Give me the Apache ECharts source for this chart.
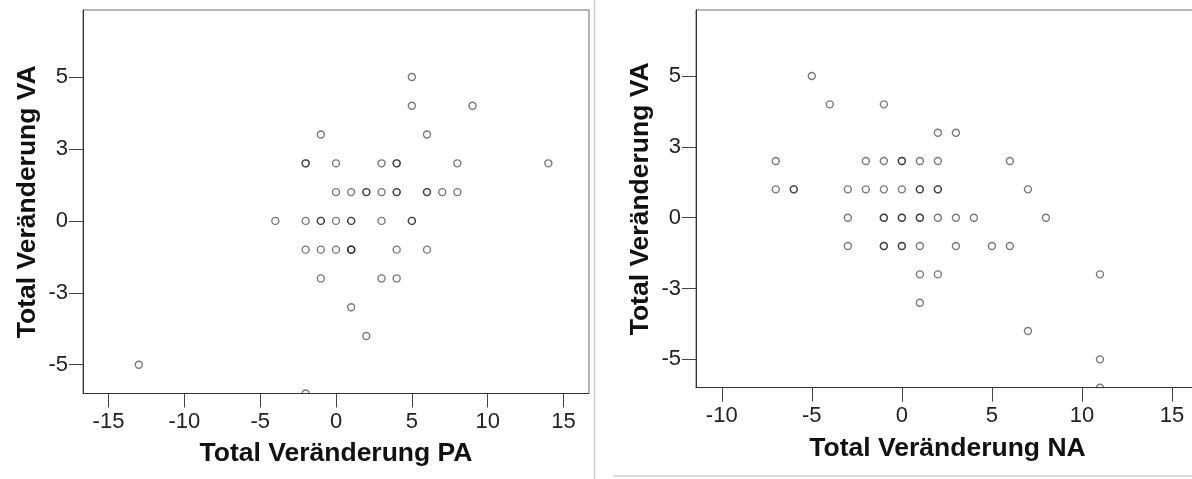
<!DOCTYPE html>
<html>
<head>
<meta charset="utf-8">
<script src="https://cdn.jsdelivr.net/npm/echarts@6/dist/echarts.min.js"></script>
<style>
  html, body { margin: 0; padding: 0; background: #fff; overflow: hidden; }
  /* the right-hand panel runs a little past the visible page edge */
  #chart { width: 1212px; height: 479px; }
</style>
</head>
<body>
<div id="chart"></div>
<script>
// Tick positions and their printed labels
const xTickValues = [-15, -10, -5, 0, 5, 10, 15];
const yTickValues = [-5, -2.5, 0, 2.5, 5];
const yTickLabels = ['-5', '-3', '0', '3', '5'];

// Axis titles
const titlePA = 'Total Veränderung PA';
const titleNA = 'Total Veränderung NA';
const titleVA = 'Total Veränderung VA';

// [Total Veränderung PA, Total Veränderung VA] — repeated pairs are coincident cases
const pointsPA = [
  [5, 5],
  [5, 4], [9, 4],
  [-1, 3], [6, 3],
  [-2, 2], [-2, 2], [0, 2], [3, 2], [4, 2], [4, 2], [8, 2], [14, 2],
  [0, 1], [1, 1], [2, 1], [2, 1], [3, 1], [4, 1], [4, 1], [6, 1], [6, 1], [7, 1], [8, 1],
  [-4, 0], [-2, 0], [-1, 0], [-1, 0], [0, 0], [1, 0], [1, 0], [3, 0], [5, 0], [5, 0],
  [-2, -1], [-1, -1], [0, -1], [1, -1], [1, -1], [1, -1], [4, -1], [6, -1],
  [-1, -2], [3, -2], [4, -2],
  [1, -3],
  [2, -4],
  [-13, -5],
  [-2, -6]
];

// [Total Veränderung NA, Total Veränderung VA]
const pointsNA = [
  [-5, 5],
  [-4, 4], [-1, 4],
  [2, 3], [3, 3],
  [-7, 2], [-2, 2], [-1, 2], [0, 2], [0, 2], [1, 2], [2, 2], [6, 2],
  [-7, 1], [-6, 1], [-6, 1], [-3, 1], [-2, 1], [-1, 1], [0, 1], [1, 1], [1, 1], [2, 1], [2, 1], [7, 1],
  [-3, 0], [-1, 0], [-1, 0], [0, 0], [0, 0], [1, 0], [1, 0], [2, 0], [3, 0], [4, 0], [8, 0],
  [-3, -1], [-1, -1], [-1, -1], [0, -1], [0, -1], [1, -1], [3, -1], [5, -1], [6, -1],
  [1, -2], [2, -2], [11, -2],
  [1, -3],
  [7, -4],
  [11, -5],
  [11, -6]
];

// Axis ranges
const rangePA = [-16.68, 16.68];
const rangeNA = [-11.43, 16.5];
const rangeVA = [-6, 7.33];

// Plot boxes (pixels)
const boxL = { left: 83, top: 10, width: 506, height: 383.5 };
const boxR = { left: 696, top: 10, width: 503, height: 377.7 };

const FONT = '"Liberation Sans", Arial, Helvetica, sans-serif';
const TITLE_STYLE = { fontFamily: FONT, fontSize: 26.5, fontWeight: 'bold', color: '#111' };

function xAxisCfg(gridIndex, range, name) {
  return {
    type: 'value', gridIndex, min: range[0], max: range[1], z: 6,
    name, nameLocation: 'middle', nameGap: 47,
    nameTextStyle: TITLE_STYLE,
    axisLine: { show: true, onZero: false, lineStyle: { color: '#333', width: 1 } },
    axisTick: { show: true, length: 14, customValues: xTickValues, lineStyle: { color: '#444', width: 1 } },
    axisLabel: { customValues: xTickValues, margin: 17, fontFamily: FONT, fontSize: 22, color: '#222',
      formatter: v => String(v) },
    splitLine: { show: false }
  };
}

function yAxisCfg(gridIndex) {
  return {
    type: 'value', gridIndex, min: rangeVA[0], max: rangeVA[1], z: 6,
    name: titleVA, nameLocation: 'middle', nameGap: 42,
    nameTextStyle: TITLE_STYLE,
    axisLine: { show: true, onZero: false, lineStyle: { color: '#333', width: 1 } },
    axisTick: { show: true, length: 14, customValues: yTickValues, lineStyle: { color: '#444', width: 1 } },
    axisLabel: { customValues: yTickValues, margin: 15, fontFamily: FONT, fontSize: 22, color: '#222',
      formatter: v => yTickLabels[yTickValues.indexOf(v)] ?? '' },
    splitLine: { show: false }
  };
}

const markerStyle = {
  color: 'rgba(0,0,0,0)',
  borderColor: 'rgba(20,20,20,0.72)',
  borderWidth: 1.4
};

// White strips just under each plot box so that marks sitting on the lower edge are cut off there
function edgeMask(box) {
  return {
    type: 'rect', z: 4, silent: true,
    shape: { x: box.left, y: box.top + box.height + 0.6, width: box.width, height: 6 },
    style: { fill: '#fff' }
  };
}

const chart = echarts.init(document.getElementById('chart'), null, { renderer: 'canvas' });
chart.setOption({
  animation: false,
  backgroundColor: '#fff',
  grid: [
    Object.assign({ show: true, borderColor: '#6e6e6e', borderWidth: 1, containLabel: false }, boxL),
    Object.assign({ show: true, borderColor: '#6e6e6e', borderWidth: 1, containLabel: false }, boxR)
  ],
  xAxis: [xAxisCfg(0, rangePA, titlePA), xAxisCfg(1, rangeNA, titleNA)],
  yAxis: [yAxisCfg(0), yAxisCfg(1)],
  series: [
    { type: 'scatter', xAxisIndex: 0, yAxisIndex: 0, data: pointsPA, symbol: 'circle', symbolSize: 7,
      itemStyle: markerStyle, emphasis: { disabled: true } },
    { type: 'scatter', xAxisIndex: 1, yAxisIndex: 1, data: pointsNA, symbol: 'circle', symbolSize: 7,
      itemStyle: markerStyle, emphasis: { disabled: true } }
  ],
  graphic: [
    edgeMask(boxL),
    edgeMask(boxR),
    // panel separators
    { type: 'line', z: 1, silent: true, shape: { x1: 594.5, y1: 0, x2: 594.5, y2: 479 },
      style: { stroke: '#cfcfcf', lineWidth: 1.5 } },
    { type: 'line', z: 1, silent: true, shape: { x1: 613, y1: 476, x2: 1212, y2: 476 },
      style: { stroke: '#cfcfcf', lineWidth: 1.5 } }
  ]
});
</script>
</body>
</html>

**SHORT EXERCISE**
Go through the data above and transcribe it in full, omitting any image.

**SOLUTION FOR THIS TASK**
Give me the Apache ECharts source for this chart.
<!DOCTYPE html>
<html>
<head>
<meta charset="utf-8">
<script src="https://cdn.jsdelivr.net/npm/echarts@6/dist/echarts.min.js"></script>
<style>
  html, body { margin: 0; padding: 0; background: #fff; overflow: hidden; }
  /* the right-hand panel runs a little past the visible page edge */
  #chart { width: 1212px; height: 479px; }
</style>
</head>
<body>
<div id="chart"></div>
<script>
// Tick positions and their printed labels
const xTickValues = [-15, -10, -5, 0, 5, 10, 15];
const yTickValues = [-5, -2.5, 0, 2.5, 5];
const yTickLabels = ['-5', '-3', '0', '3', '5'];

// Axis titles
const titlePA = 'Total Veränderung PA';
const titleNA = 'Total Veränderung NA';
const titleVA = 'Total Veränderung VA';

// [Total Veränderung PA, Total Veränderung VA] — repeated pairs are coincident cases
const pointsPA = [
  [5, 5],
  [5, 4], [9, 4],
  [-1, 3], [6, 3],
  [-2, 2], [-2, 2], [0, 2], [3, 2], [4, 2], [4, 2], [8, 2], [14, 2],
  [0, 1], [1, 1], [2, 1], [2, 1], [3, 1], [4, 1], [4, 1], [6, 1], [6, 1], [7, 1], [8, 1],
  [-4, 0], [-2, 0], [-1, 0], [-1, 0], [0, 0], [1, 0], [1, 0], [3, 0], [5, 0], [5, 0],
  [-2, -1], [-1, -1], [0, -1], [1, -1], [1, -1], [1, -1], [4, -1], [6, -1],
  [-1, -2], [3, -2], [4, -2],
  [1, -3],
  [2, -4],
  [-13, -5],
  [-2, -6]
];

// [Total Veränderung NA, Total Veränderung VA]
const pointsNA = [
  [-5, 5],
  [-4, 4], [-1, 4],
  [2, 3], [3, 3],
  [-7, 2], [-2, 2], [-1, 2], [0, 2], [0, 2], [1, 2], [2, 2], [6, 2],
  [-7, 1], [-6, 1], [-6, 1], [-3, 1], [-2, 1], [-1, 1], [0, 1], [1, 1], [1, 1], [2, 1], [2, 1], [7, 1],
  [-3, 0], [-1, 0], [-1, 0], [0, 0], [0, 0], [1, 0], [1, 0], [2, 0], [3, 0], [4, 0], [8, 0],
  [-3, -1], [-1, -1], [-1, -1], [0, -1], [0, -1], [1, -1], [3, -1], [5, -1], [6, -1],
  [1, -2], [2, -2], [11, -2],
  [1, -3],
  [7, -4],
  [11, -5],
  [11, -6]
];

// Axis ranges
const rangePA = [-16.68, 16.68];
const rangeNA = [-11.43, 16.5];
const rangeVA = [-6, 7.33];

// Plot boxes (pixels)
const boxL = { left: 83, top: 10, width: 506, height: 383.5 };
const boxR = { left: 696, top: 10, width: 503, height: 377.7 };

const FONT = '"Liberation Sans", Arial, Helvetica, sans-serif';
const TITLE_STYLE = { fontFamily: FONT, fontSize: 26.5, fontWeight: 'bold', color: '#111' };

function xAxisCfg(gridIndex, range, name) {
  return {
    type: 'value', gridIndex, min: range[0], max: range[1], z: 6,
    name, nameLocation: 'middle', nameGap: 47,
    nameTextStyle: TITLE_STYLE,
    axisLine: { show: true, onZero: false, lineStyle: { color: '#333', width: 1 } },
    axisTick: { show: true, length: 14, customValues: xTickValues, lineStyle: { color: '#444', width: 1 } },
    axisLabel: { customValues: xTickValues, margin: 17, fontFamily: FONT, fontSize: 22, color: '#222',
      formatter: v => String(v) },
    splitLine: { show: false }
  };
}

function yAxisCfg(gridIndex) {
  return {
    type: 'value', gridIndex, min: rangeVA[0], max: rangeVA[1], z: 6,
    name: titleVA, nameLocation: 'middle', nameGap: 42,
    nameTextStyle: TITLE_STYLE,
    axisLine: { show: true, onZero: false, lineStyle: { color: '#333', width: 1 } },
    axisTick: { show: true, length: 14, customValues: yTickValues, lineStyle: { color: '#444', width: 1 } },
    axisLabel: { customValues: yTickValues, margin: 15, fontFamily: FONT, fontSize: 22, color: '#222',
      formatter: v => yTickLabels[yTickValues.indexOf(v)] ?? '' },
    splitLine: { show: false }
  };
}

const markerStyle = {
  color: 'rgba(0,0,0,0)',
  borderColor: 'rgba(20,20,20,0.72)',
  borderWidth: 1.4
};

// White strips just under each plot box so that marks sitting on the lower edge are cut off there
function edgeMask(box) {
  return {
    type: 'rect', z: 4, silent: true,
    shape: { x: box.left, y: box.top + box.height + 0.6, width: box.width, height: 6 },
    style: { fill: '#fff' }
  };
}

const chart = echarts.init(document.getElementById('chart'), null, { renderer: 'canvas' });
chart.setOption({
  animation: false,
  backgroundColor: '#fff',
  grid: [
    Object.assign({ show: true, borderColor: '#6e6e6e', borderWidth: 1, containLabel: false }, boxL),
    Object.assign({ show: true, borderColor: '#6e6e6e', borderWidth: 1, containLabel: false }, boxR)
  ],
  xAxis: [xAxisCfg(0, rangePA, titlePA), xAxisCfg(1, rangeNA, titleNA)],
  yAxis: [yAxisCfg(0), yAxisCfg(1)],
  series: [
    { type: 'scatter', xAxisIndex: 0, yAxisIndex: 0, data: pointsPA, symbol: 'circle', symbolSize: 7,
      itemStyle: markerStyle, emphasis: { disabled: true } },
    { type: 'scatter', xAxisIndex: 1, yAxisIndex: 1, data: pointsNA, symbol: 'circle', symbolSize: 7,
      itemStyle: markerStyle, emphasis: { disabled: true } }
  ],
  graphic: [
    edgeMask(boxL),
    edgeMask(boxR),
    // panel separators
    { type: 'line', z: 1, silent: true, shape: { x1: 594.5, y1: 0, x2: 594.5, y2: 479 },
      style: { stroke: '#cfcfcf', lineWidth: 1.5 } },
    { type: 'line', z: 1, silent: true, shape: { x1: 613, y1: 476, x2: 1212, y2: 476 },
      style: { stroke: '#cfcfcf', lineWidth: 1.5 } }
  ]
});
</script>
</body>
</html>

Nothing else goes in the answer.